While wandering around the fort she gathered objects and fragments which appeared in the undergrowth and used them in a series of Anthotypes made by the application of light sensitive color extracted from plants on hand made paper (also made from local plants). On returning to her home country of Iceland she continued to work with the Anthotypes process, this time using local plants native to Iceland.
An ongoing preoccupation is the search for a conceptual way of recording walks. During her time in Ireland she extended this practice to work with a Hectograph. By the means of this old duplication technique, details from walks around the Fort area accumulated on the continuing pages of a series of artist’s books. The book work initiated at the Artlink studio was the first in a continuing series of Artist’s books, abstract translations of walks in changing settings, time and place.
Her previous works, connected to specific sites, have previously included found pigment from stones and minerals, pigments that occur naturally like subtle colour specks in the terrain. At Fort Dunree a large spectrum of colours, applied at different time periods, covered the interiors of buildings in uneven, torn surfaces. The multicolored powders became a valuable resource, containing layers of time, historical relics, signs of use and life. “Of Dust” is a series of works made from found pigments, drawings of details from recordings, translated to rough surfaces and shapes derived from the interior from where the pigments originate. The saying “if walls could speak” comes to mind.

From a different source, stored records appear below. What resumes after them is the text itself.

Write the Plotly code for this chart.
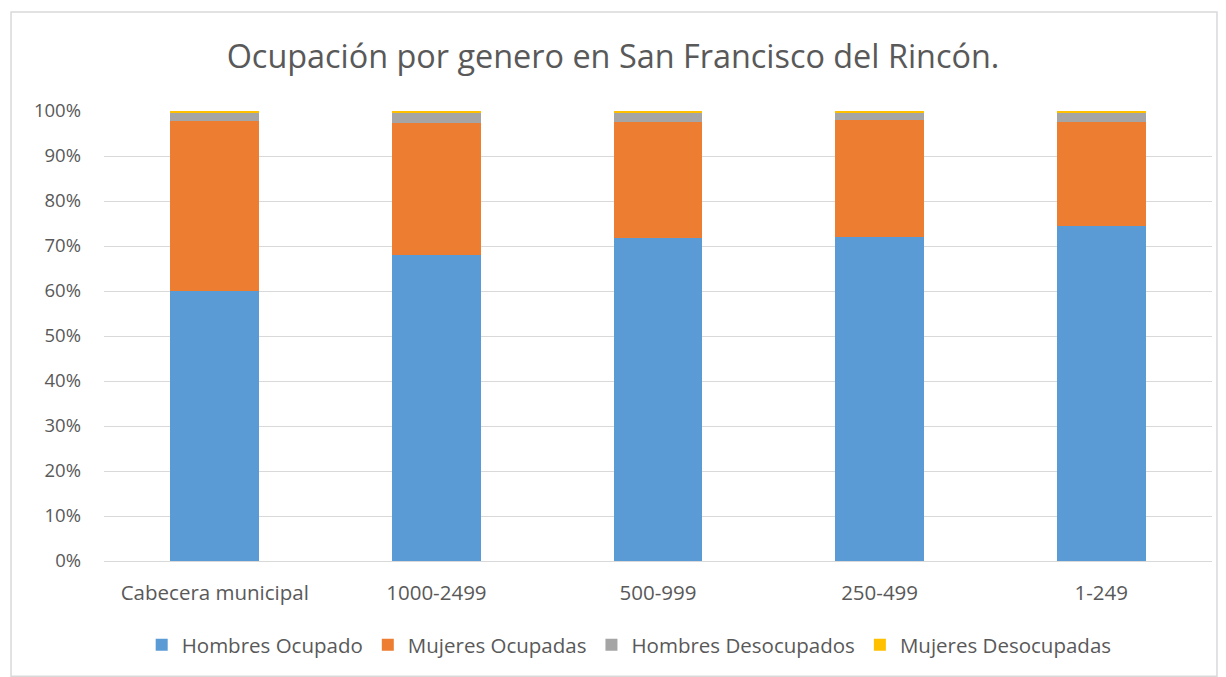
import plotly.graph_objects as go

categories = ["Cabecera municipal", "1000-2499", "500-999", "250-499", "1-249"]
hombres_ocupado = [60.0, 68.0, 71.8, 72.0, 74.4]
mujeres_ocupadas = [37.8, 29.4, 25.7, 26.1, 23.2]
hombres_desocupados = [1.7, 2.1, 2.0, 1.6, 2.1]
mujeres_desocupadas = [0.5, 0.5, 0.5, 0.3, 0.3]

series = [
    ("Hombres Ocupado", hombres_ocupado, "#5b9bd5"),
    ("Mujeres Ocupadas", mujeres_ocupadas, "#ed7d31"),
    ("Hombres Desocupados", hombres_desocupados, "#a5a5a5"),
    ("Mujeres Desocupadas", mujeres_desocupadas, "#ffc000"),
]

FONT = "Open Sans"
TEXT = "#595959"

fig = go.Figure()
for name, vals, color in series:
    fig.add_trace(go.Bar(
        name=name,
        x=categories,
        y=[v / 100 for v in vals],
        marker=dict(color=color, line=dict(width=0)),
    ))

fig.update_layout(
    barmode="stack",
    bargap=0.6,
    width=1226,
    height=677,
    margin=dict(l=104, r=14, t=111, b=116),
    paper_bgcolor="white",
    plot_bgcolor="white",
    font=dict(family=FONT, color=TEXT, size=20),
    title=dict(
        text="Ocupación por genero en San Francisco del Rincón.",
        x=0.5, xanchor="center",
        y=0.916, yanchor="middle",
        font=dict(family=FONT, size=32.4, color=TEXT),
    ),
    xaxis=dict(
        showgrid=False,
        showline=True,
        linecolor="#d9d9d9",
        linewidth=1,
        ticks="",
        ticklabelstandoff=13,
        tickfont=dict(size=20.5, color=TEXT),
    ),
    yaxis=dict(
        range=[0, 1],
        dtick=0.1,
        tickformat=".0%",
        showgrid=True,
        gridcolor="#d9d9d9",
        gridwidth=1,
        zeroline=False,
        ticks="",
        ticklabelstandoff=22,
        tickfont=dict(size=18.5, color=TEXT),
    ),
    legend=dict(
        orientation="h",
        x=0.474, xanchor="center",
        y=-0.142, yanchor="top",
        font=dict(size=20.5, color=TEXT),
        itemwidth=30,
        traceorder="normal",
    ),
    shapes=[dict(
        type="rect", xref="paper", yref="paper",
        x0=-0.0839, x1=1.0045, y0=-0.256, y1=1.22,
        line=dict(color="#d9d9d9", width=1.5),
        fillcolor="rgba(0,0,0,0)",
        layer="below",
    )],
)

fig.write_html("out.html")
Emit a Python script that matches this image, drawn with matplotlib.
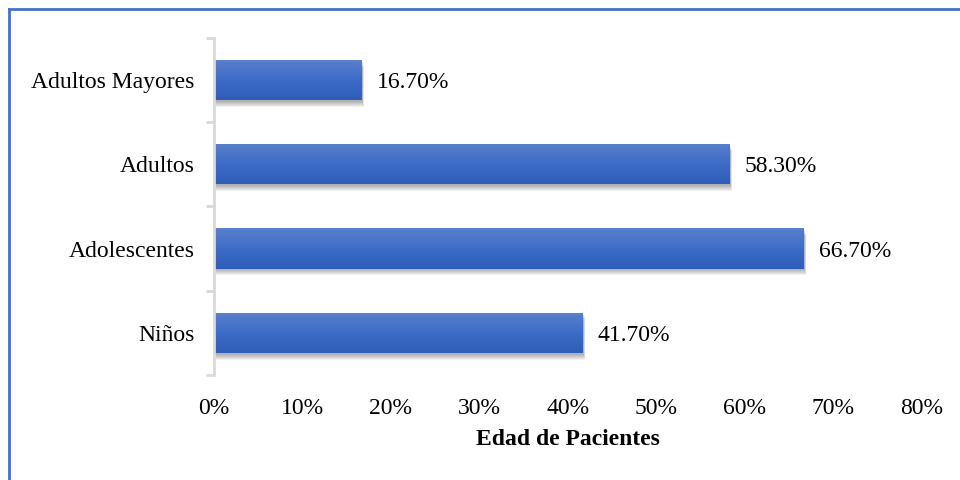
import matplotlib
matplotlib.use("Agg")
import matplotlib.pyplot as plt
from matplotlib.patches import Rectangle
from matplotlib.lines import Line2D
import numpy as np

plt.rcParams['font.family'] = ['Liberation Serif', 'DejaVu Serif']

categorias = ['Niños', 'Adolescentes', 'Adultos', 'Adultos Mayores']
porcentajes = [41.7, 66.7, 58.3, 16.7]
etiquetas = ['41.70%', '66.70%', '58.30%', '16.70%']
ticks_x = [0, 10, 20, 30, 40, 50, 60, 70, 80]

fig = plt.figure(figsize=(9.6, 4.8), dpi=100)
ax = fig.add_axes([0.223, 0.219, 0.737, 0.702])

alto = 0.48
y = np.arange(len(categorias))

# gradiente vertical: claro arriba, oscuro abajo
grad = np.linspace(0, 1, 64).reshape(-1, 1)
cmap = matplotlib.colors.LinearSegmentedColormap.from_list('azul', ['#5B80CC', '#3D6CC8', '#2F5DB8'])

for yi, v, txt in zip(y, porcentajes, etiquetas):
    # sombra difusa: varias capas con desplazamiento
    for k in range(6):
        dx = 0.1 + 0.03 * k
        dy = 0.02 + 0.012 * k
        ax.add_patch(Rectangle((dx, yi - alto / 2 - dy), v, alto,
                               facecolor='#000000', alpha=0.055, edgecolor='none', zorder=1))
    barra = Rectangle((0, yi - alto / 2), v, alto, facecolor='none', edgecolor='none', zorder=2)
    ax.add_patch(barra)
    im = ax.imshow(grad, cmap=cmap, aspect='auto', extent=(0, v, yi - alto / 2, yi + alto / 2),
                   origin='upper', zorder=2)
    im.set_clip_path(barra)
    ax.text(v + 1.7, yi - 0.03, txt, va='center', ha='left', fontsize=17, color='#000000')

ax.set_xlim(0, 80)
ax.set_ylim(-0.5, len(categorias) - 0.5)
ax.set_xticks(ticks_x)
ax.set_xticklabels([f'{t}%' for t in ticks_x], fontsize=17)
ax.set_yticks(y)
ax.set_yticklabels(categorias, fontsize=17)
ax.tick_params(axis='x', length=0, pad=17)
ax.tick_params(axis='y', length=0, pad=14)

# marcas menores en los límites de categoría
ax.set_yticks(np.arange(-0.5, len(categorias)), minor=True)
ax.tick_params(axis='y', which='minor', length=6, width=2, color='#D9D9D9')

for s in ['top', 'right', 'bottom']:
    ax.spines[s].set_visible(False)
ax.spines['left'].set_color('#D9D9D9')
ax.spines['left'].set_linewidth(2)

ax.set_xlabel('Edad de Pacientes', fontsize=17, fontweight='bold', labelpad=7)

# borde azul del cuadro
fig.add_artist(Line2D([9 / 960, 1.0], [1 - 9 / 480, 1 - 9 / 480], color='#4472C4', lw=2,
                      transform=fig.transFigure))
fig.add_artist(Line2D([9 / 960, 9 / 960], [0, 1 - 9 / 480], color='#4472C4', lw=2,
                      transform=fig.transFigure))

fig.savefig('out.png', dpi=100)
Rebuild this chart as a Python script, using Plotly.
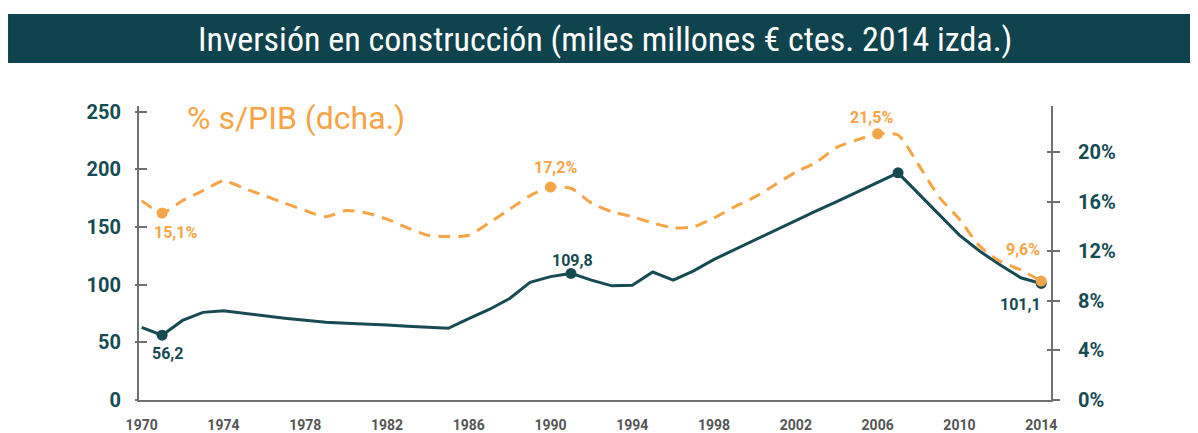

The notion of time’s arrow, of entropy, is apparent at Fort Dunree, where the abandoned military barracks, subject to decay and gradual collapse, are a reminder of a now redundant past. The depiction of ruins has long held a fascination for artists but there is always a risk of this falling into mere sentiment or nostalgia. However, Litten uses the abandoned buildings and fragments of Fort Dunree as a means to express something about the beauty of tranformation, making something new from the fragments, rather than wallowing in melancholy collapse. Perhaps in this way we she asks us to think in terms of cyclical rather than linear time.
Litten’s work is often characterized by a subtle lightness in describing connections between time, matter and place, materialized in works that are both subtle happenings and tangible compositions in one. The works in After Memory relate to each other and underline new possibilities in the changing and shape shifting properties which time facilitates.
After Memory brings together work made during Litten’s residency at Artlink and work inspired by the residency, made back home in Iceland.
The Exhibition runs 5th May - 2nd June Saldahna Suite, Fort Dunree.